Dal punto di vista tecnico il prodotto si dimostra meritevole, azzeccata la regia, specie nei molti dinamici momenti “d’azione”. La fotografia rende alcuni fotogrammi memorabili e dona buona parte dell’atmosfera che ha Detroit in questa pellicola. La recitazione convince in toto, Eminem, interpretando sé stesso, si è dimostrato un interprete capace, stupendo molti (è anche vero che interpretare sé stessi nella propria storia non sia il ruolo più difficile della cinematografia, ciò non toglie che il lavoro dell’artista sia davvero lodevole). I personaggi secondari però, non sono da meno, e spicca l’eccezionale interpretazione di Kim Basinger, nei panni della madre di Jimmy, e la piccola sorellina interpretata anch’essa magistralmente.

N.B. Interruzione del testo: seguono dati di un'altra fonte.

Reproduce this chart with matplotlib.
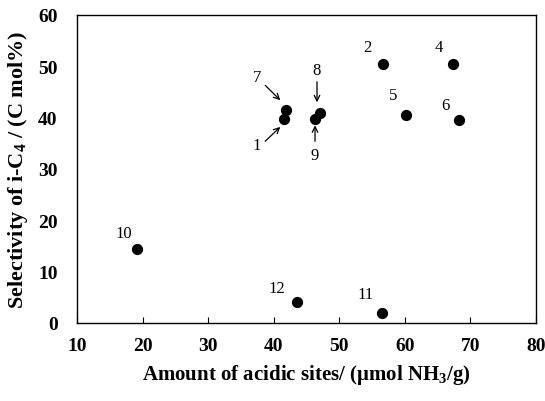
import matplotlib
matplotlib.use('Agg')
from matplotlib import pyplot as plt

# catalyst number, acidic sites (umol NH3/g), selectivity of i-C4 (C mol%)
labels = ['1', '2', '4', '5', '6', '7', '8', '9', '10', '11', '12']
acid = [41.5, 56.6, 67.4, 60.2, 68.2, 41.8, 47.0, 46.3, 19.2, 56.5, 43.5]
sel = [39.7, 50.5, 50.5, 40.6, 39.5, 41.5, 41.0, 39.7, 14.5, 2.0, 4.0]

# label text positions (data coords); arrows for crowded ones
label_pos = {'2': (54.3, 53.7), '4': (65.2, 53.7), '5': (58.2, 44.4),
             '6': (66.2, 42.5), '10': (17.1, 17.6), '12': (40.4, 6.8),
             '11': (54.0, 5.6)}
arrow_lbl = {'7': ((37.5, 48.0), (38.7, 46.3), (41.0, 43.4)),
             '1': ((37.4, 34.6), (38.7, 35.4), (41.0, 38.2)),
             '8': ((46.6, 49.2), (46.6, 47.0), (46.6, 43.0)),
             '9': ((46.3, 32.8), (46.3, 35.4), (46.3, 38.5))}

plt.rcParams['font.family'] = 'Liberation Serif'
plt.rcParams['mathtext.fontset'] = 'custom'
plt.rcParams['mathtext.rm'] = 'Liberation Serif'
plt.rcParams['mathtext.bf'] = 'Liberation Serif:bold'

fig = plt.figure(figsize=(5.45, 4.02), dpi=100)
ax = fig.add_axes([77/545, 1-324/402, (536-77)/545, (324-16)/402])

ax.scatter(acid, sel, s=50, color='black', zorder=3)

for k, (tx, ty) in label_pos.items():
    ax.text(tx, ty, k, fontsize=12, ha='center', va='center')
for k, (tpos, a0, a1) in arrow_lbl.items():
    ax.text(tpos[0], tpos[1], k, fontsize=12, ha='center', va='center')
    ax.annotate('', xy=a1, xytext=a0,
                arrowprops=dict(arrowstyle='->', color='black', lw=0.9,
                                shrinkA=0, shrinkB=0))

ax.set_xlim(10, 80)
ax.set_ylim(0, 60)
ax.set_xticks(range(10, 81, 10))
ax.set_yticks(range(0, 61, 10))
ax.tick_params(axis='x', direction='in', length=4, width=0.8, pad=10, labelsize=14)
ax.tick_params(axis='y', length=0, pad=14, labelsize=14)
for t in ax.get_xticklabels() + ax.get_yticklabels():
    t.set_fontweight('bold')
for s in ax.spines.values():
    s.set_linewidth(1.0)

ax.set_xlabel('Amount of acidic sites/ (\u03bcmol NH$_\\mathbf{3}$/g)',
              fontsize=15, fontweight='bold', labelpad=6)
ax.set_ylabel('Selectivity of i-C$_\\mathbf{4}$ / (C mol%)',
              fontsize=16, fontweight='bold', labelpad=6)

fig.savefig('out.png', dpi=100)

8 Mile può esser considerato il film che racconta in maniera completa e priva di stereotipi la filosofia hip-hop, nonchè uno dei migliori biopic degli ultimi 15 anni, capace non solo di focalizzarsi in maniera astuta sugli aspetti più considerevoli e pregni di una “morale”, ma anche di raccontare la storia di Eminem senza troppi fronzoli e senza “romanzare” eccessivamente le vicende realmente accadute. Come contorno poi, vi è un’ottima prova attoriale di tutto il cast e delle musiche che (penso sia quasi inutile dirlo) sono perfettamente calzanti col contesto. Descrivendolo in poche parole, mi sento di affermare che 8 Mile sia il miglior film sulla filosofia hip-hop mai fatto, senza se e senza ma.